1. Professor Schmedlap begins his data analysis by calculating the correlation between the old version and each new version of the SCAM. He reasons that a reasonably strong relationship should be present, if both versions are measuring the same underlying construct.
a) Calculate the correlation between the new and old versions of the SCAM in each of the data sets. (10 marks)
b) How much variance is shared between the new and old SCAM in each version? (5 marks).
c) Based solely on the correlative evidence, which new version would you say is best? Why? (10 marks).
2. Professor Schmedlap knows that the new versions of his test will yield slightly different scores because the scale has changed. He has a novel idea. He proceeds to calculate the intercept and regression coefficient for each data set. He reasons that the resultant linear regression equations can be used by practitioners to convert old SCAM scores to new SCAM scores. In this way, users of the new SCAM will be able to make comparisons for students who have scores on the old SCAM. He will, of course, sell these equations as an option to test users.
a) What is the linear equation for each data set? (10 marks).
b) What is the standard error of estimate for each equation? (10 marks)
c) Generally speaking, what factors effect the size of the standard error of estimate? (10 marks).

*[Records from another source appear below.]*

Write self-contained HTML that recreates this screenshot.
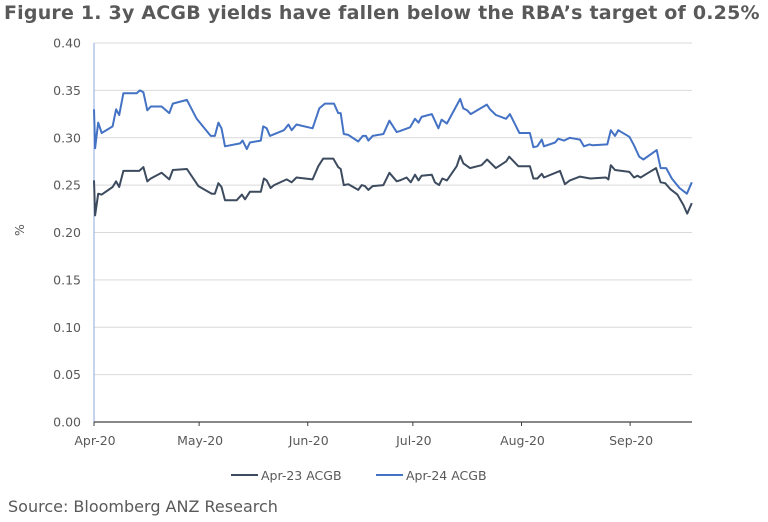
<!DOCTYPE html>
<html><head><meta charset="utf-8">
<style>
html,body{margin:0;padding:0;background:#fff;}
body{width:768px;height:522px;overflow:hidden;position:relative;font-family:"DejaVu Sans","Liberation Sans",sans-serif;}
#title{position:absolute;left:4px;top:2px;font-size:19px;font-weight:bold;color:#595959;white-space:nowrap;letter-spacing:0.2px;}
#source{position:absolute;left:8px;top:497px;font-size:16px;color:#595959;white-space:nowrap;}
svg{position:absolute;left:0;top:0;}
text{font-family:"DejaVu Sans","Liberation Sans",sans-serif;fill:#595959;}
</style></head><body>
<div id="title">Figure 1. 3y ACGB yields have fallen below the RBA’s target of 0.25%</div>
<svg id="chart" width="768" height="522"></svg>
<div id="source">Source: Bloomberg ANZ Research</div>
<script>
const monthLabels=["Apr-20","May-20","Jun-20","Jul-20","Aug-20","Sep-20"];
const monthDays=[0,30,61,91,122,153];
const yTicks=[0,0.05,0.10,0.15,0.20,0.25,0.30,0.35,0.40];
const blueDays=[0,0.3,1.2,2.2,5.3,6.3,7.2,8.4,12.2,13.1,14.1,15.2,16.2,19.3,21.5,22.5,26.5,29.3,33.3,34.5,35.5,36.4,37.4,41.7,42.4,43.6,44.5,47.6,48.3,49.3,50.2,54.2,55.5,56.4,57.8,62.4,64.3,65.9,68.5,69.7,70.4,71.3,72.6,75.4,76.7,77.6,78.3,79.5,82.6,84.3,86.4,87.3,90.2,91.6,92.6,93.5,96.4,98.3,99.2,100.7,104.5,105.4,106.5,107.5,112.1,113.0,114.7,117.6,118.7,121.4,124.4,125.4,126.5,127.8,128.4,131.6,132.5,134.1,135.8,138.7,139.8,141.4,142.3,146.5,147.5,148.7,149.6,152.8,154.1,155.6,156.8,160.6,161.7,163.3,164.9,167.1,169.2,170.6];
const blueVals=[0.330,0.289,0.316,0.305,0.312,0.330,0.324,0.347,0.347,0.350,0.348,0.329,0.333,0.333,0.326,0.336,0.340,0.320,0.302,0.302,0.316,0.310,0.291,0.294,0.297,0.288,0.295,0.297,0.312,0.310,0.302,0.308,0.314,0.308,0.314,0.310,0.331,0.336,0.336,0.326,0.326,0.304,0.303,0.296,0.302,0.302,0.297,0.302,0.304,0.318,0.306,0.307,0.311,0.320,0.316,0.322,0.325,0.310,0.319,0.315,0.341,0.331,0.329,0.325,0.335,0.330,0.324,0.320,0.325,0.305,0.305,0.290,0.291,0.298,0.291,0.295,0.299,0.297,0.300,0.298,0.291,0.293,0.292,0.293,0.308,0.302,0.308,0.301,0.292,0.280,0.277,0.287,0.268,0.268,0.257,0.247,0.241,0.253];
const darkDays=[0,0.3,1.2,2.2,5.3,6.3,7.2,8.4,12.9,14.1,15.2,16.2,19.3,21.5,22.5,26.5,29.8,33.6,34.5,35.5,36.4,37.4,40.7,42.2,43.1,44.5,47.6,48.5,49.3,50.4,51.4,55.0,56.4,57.8,62.4,64.0,65.4,68.3,69.7,70.4,71.3,72.6,75.4,76.4,77.3,78.3,79.5,82.6,84.3,86.4,87.3,89.2,90.4,91.6,92.6,93.5,96.4,97.3,98.5,99.4,100.7,103.5,104.5,105.4,107.3,110.6,112.2,114.7,117.6,118.5,121.1,124.4,125.4,126.5,127.8,128.4,133.0,134.4,135.8,138.7,141.6,146.1,146.8,147.5,148.7,152.8,154.1,155.1,156.0,157.7,160.4,161.7,163.0,164.4,166.5,168.2,169.3,170.6];
const darkVals=[0.255,0.218,0.241,0.240,0.248,0.254,0.248,0.265,0.265,0.269,0.254,0.257,0.263,0.256,0.266,0.267,0.249,0.241,0.241,0.252,0.248,0.234,0.234,0.240,0.235,0.243,0.243,0.257,0.255,0.247,0.250,0.256,0.253,0.258,0.256,0.270,0.278,0.278,0.269,0.267,0.250,0.251,0.245,0.250,0.249,0.245,0.249,0.250,0.263,0.254,0.255,0.258,0.253,0.261,0.255,0.260,0.261,0.253,0.250,0.257,0.255,0.270,0.281,0.273,0.268,0.271,0.277,0.268,0.275,0.280,0.270,0.270,0.257,0.257,0.262,0.258,0.265,0.251,0.255,0.259,0.257,0.258,0.256,0.271,0.266,0.264,0.258,0.260,0.258,0.262,0.268,0.253,0.252,0.246,0.240,0.229,0.220,0.231];

const NS="http://www.w3.org/2000/svg";
const svg=document.getElementById('chart');
const X0=94,DAYPX=3.504,XEND=692,Y0=422,Y1=43;
function xs(d){return X0+d*DAYPX;}
function ys(v){return Y0-(v/0.40)*(Y0-Y1);}
function mk(tag,attrs){const e=document.createElementNS(NS,tag);for(const k in attrs)e.setAttribute(k,attrs[k]);svg.appendChild(e);return e;}

yTicks.forEach((v,i)=>{
  if(v>0){
    const g=mk('line',{x1:X0,x2:XEND,y1:ys(v),y2:ys(v),stroke:'#d9d9d9','stroke-width':1});
    
    
  }
  const t=mk('text',{x:81,y:ys(v)+4.5,'text-anchor':'end','font-size':12.5});
  t.textContent=v.toFixed(2);
  
  
});
const ya=mk('line',{x1:X0,x2:X0,y1:Y1,y2:Y0,stroke:'#8eaadb','stroke-width':1});


const xa=mk('line',{x1:X0,x2:XEND,y1:Y0,y2:Y0,stroke:'#404040','stroke-width':1.2});


monthDays.forEach((d,i)=>{
  const tk=mk('line',{x1:xs(d),x2:xs(d),y1:Y0,y2:Y0+4,stroke:'#404040','stroke-width':1});
  
  
  const t=mk('text',{x:xs(d)+1,y:445,'text-anchor':'middle','font-size':12.5});
  t.textContent=monthLabels[i];
  
  
});
const yt=mk('text',{x:24,y:230,'text-anchor':'middle','font-size':12.5,transform:'rotate(-90 24 230)'});
yt.textContent='%';



function series(days,vals,color,name){
  const pts=days.map((d,i)=>xs(d).toFixed(1)+','+ys(vals[i]).toFixed(1)).join(' ');
  const p=mk('polyline',{points:pts,fill:'none',stroke:color,'stroke-width':2,'stroke-linejoin':'round'});
  
  
}
series(darkDays,darkVals,'#3d4b5f','series-apr-23-acgb');
series(blueDays,blueVals,'#4472c4','series-apr-24-acgb');

const l1=mk('line',{x1:231,x2:258,y1:475,y2:475,stroke:'#3d4b5f','stroke-width':2});


const t1=mk('text',{x:261,y:480,'font-size':12.5});
t1.textContent='Apr-23 ACGB';


const l2=mk('line',{x1:376,x2:403,y1:475,y2:475,stroke:'#4472c4','stroke-width':2});


const t2=mk('text',{x:406,y:480,'font-size':12.5});
t2.textContent='Apr-24 ACGB';


</script>
</body></html>
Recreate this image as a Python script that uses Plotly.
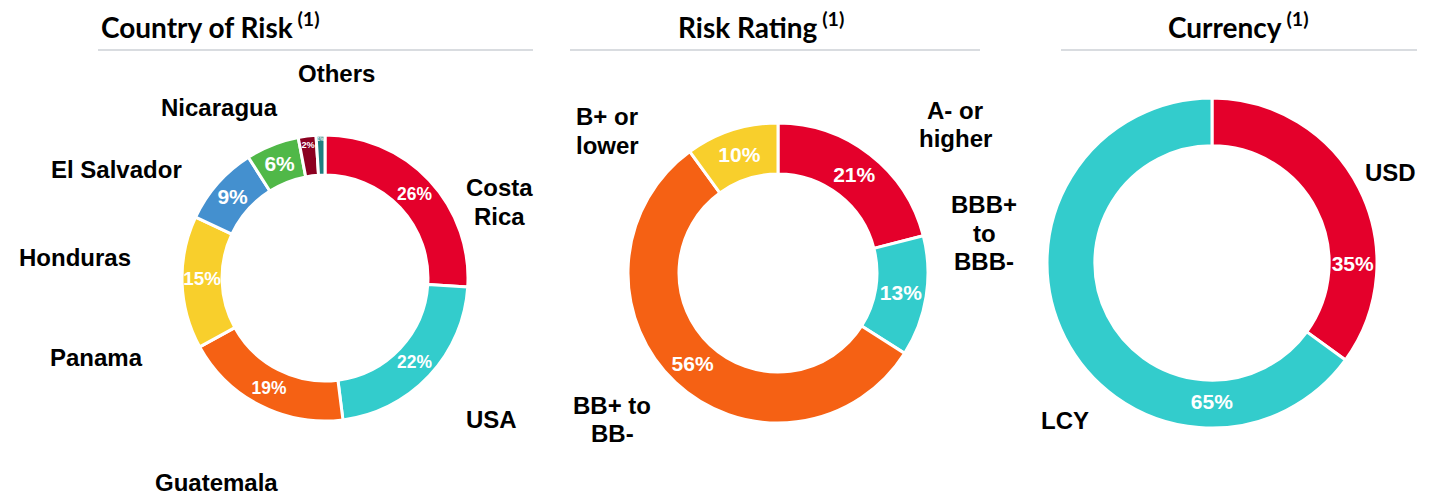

d) Using the linear equation generated for the first data set, what new SCAM scores would be predicted from old scam sores of 6, 7, and 10 (10 marks).
e) What is the predicted range for each of these scores at the 68% confidence level (10 marks).
3. For each data set, construct a scatter plot. What do the plots tell you about the relationship between the new and old SCAM in each data set? Now, which version of the New Scam would you say is best and why? (25 marks).